5. Le mardi 20 mars 2012, 22:04 par Papageno

Il y a quelque temps j'avais passé une pièce de Xenakis qui grattait un peu à mes filles: celle de 7 ans s'est bouché les oreilles et celle de 5 s'est mise à danser...

Je ne pense pas qu'elle me tiendront rigueur de leur avoir proposé cette expérience artistique quelque peu déroutante.

6. Le mercredi 21 mars 2012, 22:58 par DavidLeMarrec

Il y a une différence considérable entre écouter un disque à volume raisonnable chez soi, avec la possibilité de baisser ou de couper, d'en parler avec son tortionnaire... et le concert, où l'on est prisonnier du lieu (au milieu d'un rang), du silence imposé au public, du volume sonore de l'orchestre.

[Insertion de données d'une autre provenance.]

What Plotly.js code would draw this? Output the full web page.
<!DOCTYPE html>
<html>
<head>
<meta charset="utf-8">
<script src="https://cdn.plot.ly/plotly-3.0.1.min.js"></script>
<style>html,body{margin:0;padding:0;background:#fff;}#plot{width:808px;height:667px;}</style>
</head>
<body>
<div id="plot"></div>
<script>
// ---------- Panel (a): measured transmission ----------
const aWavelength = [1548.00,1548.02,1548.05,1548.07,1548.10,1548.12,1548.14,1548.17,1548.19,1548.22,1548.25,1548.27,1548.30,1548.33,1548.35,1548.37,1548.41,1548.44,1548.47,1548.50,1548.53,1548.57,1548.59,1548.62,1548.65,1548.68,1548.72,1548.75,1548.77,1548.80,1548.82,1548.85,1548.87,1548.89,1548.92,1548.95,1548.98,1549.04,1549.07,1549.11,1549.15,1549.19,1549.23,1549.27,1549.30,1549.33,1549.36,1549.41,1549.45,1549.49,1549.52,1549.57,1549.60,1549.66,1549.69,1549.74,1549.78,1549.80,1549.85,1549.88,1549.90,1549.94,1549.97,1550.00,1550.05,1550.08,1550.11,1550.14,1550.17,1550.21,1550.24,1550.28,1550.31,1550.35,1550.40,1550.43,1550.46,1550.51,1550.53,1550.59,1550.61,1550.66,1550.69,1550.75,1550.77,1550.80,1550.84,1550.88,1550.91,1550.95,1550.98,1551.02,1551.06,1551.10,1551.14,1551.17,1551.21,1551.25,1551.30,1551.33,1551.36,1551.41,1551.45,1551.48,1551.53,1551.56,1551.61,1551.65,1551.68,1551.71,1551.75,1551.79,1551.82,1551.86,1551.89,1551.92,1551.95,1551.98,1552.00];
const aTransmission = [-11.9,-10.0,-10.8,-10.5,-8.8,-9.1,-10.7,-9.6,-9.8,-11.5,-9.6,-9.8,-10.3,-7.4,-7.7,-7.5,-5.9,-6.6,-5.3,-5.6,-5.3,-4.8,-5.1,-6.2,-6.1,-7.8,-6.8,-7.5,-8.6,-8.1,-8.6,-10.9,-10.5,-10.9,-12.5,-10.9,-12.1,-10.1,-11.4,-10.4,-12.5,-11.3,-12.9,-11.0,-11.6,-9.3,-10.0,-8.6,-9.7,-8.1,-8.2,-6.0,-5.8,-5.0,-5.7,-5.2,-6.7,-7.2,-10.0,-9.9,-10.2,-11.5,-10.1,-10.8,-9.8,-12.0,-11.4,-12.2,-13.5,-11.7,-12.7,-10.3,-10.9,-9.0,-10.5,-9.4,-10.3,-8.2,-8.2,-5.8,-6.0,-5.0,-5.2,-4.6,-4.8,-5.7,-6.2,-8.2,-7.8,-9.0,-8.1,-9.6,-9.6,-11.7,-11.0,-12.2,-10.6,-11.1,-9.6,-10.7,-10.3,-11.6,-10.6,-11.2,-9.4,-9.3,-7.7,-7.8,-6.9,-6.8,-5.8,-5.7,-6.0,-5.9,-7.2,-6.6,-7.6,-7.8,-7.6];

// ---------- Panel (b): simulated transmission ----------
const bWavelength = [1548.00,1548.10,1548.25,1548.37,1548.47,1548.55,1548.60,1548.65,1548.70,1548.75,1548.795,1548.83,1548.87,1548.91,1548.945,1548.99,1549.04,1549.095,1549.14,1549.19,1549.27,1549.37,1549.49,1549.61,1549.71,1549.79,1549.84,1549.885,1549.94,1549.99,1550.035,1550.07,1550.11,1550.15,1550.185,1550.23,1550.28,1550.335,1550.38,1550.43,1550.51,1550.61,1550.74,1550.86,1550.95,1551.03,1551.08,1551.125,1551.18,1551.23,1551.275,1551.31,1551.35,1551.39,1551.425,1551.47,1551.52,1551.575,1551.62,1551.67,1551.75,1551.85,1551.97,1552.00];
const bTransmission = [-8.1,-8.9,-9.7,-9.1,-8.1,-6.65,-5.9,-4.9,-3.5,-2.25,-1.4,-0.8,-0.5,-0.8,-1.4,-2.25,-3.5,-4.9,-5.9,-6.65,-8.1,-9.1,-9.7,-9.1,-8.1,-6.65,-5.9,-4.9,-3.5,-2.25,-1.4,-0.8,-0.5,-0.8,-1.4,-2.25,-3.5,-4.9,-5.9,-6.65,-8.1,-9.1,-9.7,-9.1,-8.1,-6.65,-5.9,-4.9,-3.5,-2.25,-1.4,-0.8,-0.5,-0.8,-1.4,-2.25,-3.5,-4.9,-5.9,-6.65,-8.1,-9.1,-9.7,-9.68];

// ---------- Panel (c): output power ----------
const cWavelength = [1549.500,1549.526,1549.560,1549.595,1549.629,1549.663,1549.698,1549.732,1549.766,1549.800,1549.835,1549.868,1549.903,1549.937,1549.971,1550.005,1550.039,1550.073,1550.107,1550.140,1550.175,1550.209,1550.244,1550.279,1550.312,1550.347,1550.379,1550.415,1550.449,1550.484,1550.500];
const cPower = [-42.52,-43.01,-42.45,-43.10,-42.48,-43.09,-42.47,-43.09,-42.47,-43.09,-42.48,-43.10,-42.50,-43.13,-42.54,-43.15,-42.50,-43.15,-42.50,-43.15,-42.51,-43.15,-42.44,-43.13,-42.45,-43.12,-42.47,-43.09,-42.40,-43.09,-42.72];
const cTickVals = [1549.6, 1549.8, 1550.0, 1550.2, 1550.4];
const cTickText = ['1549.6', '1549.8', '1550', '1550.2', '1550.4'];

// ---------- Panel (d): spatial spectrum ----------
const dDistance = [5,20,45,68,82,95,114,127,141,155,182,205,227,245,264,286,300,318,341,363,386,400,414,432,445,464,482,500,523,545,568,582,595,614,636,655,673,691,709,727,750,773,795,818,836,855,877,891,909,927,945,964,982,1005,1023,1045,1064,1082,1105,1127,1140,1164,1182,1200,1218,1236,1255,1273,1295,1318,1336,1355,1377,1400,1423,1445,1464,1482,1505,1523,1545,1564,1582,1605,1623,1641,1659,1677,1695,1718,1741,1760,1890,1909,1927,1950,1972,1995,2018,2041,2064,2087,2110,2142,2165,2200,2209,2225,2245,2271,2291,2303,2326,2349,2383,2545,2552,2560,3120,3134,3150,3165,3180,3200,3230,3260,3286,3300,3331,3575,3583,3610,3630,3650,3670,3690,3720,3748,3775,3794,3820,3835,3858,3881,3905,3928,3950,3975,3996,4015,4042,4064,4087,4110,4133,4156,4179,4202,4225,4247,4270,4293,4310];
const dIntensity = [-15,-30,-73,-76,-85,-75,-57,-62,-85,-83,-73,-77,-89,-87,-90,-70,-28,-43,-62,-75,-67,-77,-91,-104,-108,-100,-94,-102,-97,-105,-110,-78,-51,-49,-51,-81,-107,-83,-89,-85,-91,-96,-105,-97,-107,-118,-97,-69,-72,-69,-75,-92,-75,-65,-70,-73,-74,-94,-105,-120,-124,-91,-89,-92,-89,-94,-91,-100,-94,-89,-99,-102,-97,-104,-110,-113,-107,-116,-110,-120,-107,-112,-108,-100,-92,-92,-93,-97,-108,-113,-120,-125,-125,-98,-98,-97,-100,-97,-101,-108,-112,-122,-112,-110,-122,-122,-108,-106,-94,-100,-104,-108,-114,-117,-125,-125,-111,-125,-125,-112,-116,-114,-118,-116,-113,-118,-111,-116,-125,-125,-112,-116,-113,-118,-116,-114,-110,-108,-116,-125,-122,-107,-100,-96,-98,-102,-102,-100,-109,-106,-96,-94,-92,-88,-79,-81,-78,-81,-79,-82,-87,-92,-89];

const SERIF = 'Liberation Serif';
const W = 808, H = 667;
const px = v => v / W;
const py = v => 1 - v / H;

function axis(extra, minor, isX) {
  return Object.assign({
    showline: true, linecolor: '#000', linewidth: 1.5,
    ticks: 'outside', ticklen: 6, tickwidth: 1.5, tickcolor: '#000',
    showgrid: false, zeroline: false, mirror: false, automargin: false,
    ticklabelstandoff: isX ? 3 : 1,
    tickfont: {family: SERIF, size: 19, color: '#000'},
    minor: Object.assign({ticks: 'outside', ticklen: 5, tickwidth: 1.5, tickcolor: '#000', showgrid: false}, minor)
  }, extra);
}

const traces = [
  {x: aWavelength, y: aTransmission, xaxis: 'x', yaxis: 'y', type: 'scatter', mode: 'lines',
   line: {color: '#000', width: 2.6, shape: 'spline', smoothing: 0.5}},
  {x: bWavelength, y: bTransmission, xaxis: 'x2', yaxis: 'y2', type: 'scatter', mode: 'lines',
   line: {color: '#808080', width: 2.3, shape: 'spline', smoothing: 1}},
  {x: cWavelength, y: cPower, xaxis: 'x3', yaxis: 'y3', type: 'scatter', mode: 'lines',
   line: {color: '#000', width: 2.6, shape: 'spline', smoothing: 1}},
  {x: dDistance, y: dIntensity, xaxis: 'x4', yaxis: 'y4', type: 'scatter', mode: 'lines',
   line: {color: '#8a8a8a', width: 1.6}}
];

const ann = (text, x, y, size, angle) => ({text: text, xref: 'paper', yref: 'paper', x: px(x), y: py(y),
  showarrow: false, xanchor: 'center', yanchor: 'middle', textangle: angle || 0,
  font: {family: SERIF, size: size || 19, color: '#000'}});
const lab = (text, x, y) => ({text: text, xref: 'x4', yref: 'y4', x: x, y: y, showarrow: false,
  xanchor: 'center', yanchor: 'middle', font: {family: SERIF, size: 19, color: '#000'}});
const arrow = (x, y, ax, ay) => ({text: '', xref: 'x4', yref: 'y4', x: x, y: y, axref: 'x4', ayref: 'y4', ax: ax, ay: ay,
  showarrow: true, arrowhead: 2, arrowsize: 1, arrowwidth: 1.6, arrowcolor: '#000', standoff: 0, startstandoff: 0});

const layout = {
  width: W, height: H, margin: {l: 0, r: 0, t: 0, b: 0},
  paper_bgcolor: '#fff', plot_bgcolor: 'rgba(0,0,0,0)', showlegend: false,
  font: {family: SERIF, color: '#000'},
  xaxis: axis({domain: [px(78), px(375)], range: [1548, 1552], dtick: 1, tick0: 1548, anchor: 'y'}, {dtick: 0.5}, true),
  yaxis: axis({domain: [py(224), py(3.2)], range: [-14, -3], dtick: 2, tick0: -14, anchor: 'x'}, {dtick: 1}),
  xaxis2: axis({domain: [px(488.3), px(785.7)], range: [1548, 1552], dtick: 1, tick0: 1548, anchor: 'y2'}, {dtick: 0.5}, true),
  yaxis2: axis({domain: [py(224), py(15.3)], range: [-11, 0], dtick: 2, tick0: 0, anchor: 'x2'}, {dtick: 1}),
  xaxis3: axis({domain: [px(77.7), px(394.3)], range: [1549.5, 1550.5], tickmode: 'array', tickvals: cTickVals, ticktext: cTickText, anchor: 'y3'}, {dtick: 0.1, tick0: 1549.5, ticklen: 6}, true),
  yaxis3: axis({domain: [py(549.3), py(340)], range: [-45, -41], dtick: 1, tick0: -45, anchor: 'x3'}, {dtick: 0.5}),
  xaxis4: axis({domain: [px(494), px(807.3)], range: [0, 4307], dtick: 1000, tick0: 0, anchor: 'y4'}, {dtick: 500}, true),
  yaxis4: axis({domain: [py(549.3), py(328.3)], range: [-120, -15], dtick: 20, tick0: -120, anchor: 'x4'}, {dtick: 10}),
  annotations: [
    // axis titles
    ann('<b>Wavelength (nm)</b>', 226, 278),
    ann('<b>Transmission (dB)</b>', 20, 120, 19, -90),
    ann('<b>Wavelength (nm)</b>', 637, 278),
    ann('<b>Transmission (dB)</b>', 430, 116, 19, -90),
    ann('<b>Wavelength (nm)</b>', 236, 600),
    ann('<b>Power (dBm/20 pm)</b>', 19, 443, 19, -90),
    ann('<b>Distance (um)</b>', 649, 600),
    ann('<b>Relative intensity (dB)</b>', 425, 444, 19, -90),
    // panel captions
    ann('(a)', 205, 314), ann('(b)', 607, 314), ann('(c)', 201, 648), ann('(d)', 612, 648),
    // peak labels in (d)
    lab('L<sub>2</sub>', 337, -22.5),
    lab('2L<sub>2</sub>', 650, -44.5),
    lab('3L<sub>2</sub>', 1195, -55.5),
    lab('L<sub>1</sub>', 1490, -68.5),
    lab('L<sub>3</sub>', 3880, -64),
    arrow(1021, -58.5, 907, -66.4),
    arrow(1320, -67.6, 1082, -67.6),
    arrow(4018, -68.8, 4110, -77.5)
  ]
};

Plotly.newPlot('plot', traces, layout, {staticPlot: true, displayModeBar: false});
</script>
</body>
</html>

Que ces élèves le découvrent en cours de musique, je suis complètement partisan de le faire, c'est à ce moment-là qu'on peut leur montrer que les univers sonores sont multiples !

L'expérience physique du concert peut être plus pénible. Cela dit, si c'était cette saison, je ne crois vraiment pas que les pièces de Strasnoy auraient bouleversé qui que ce soit (en négatif comme en positif d'ailleurs).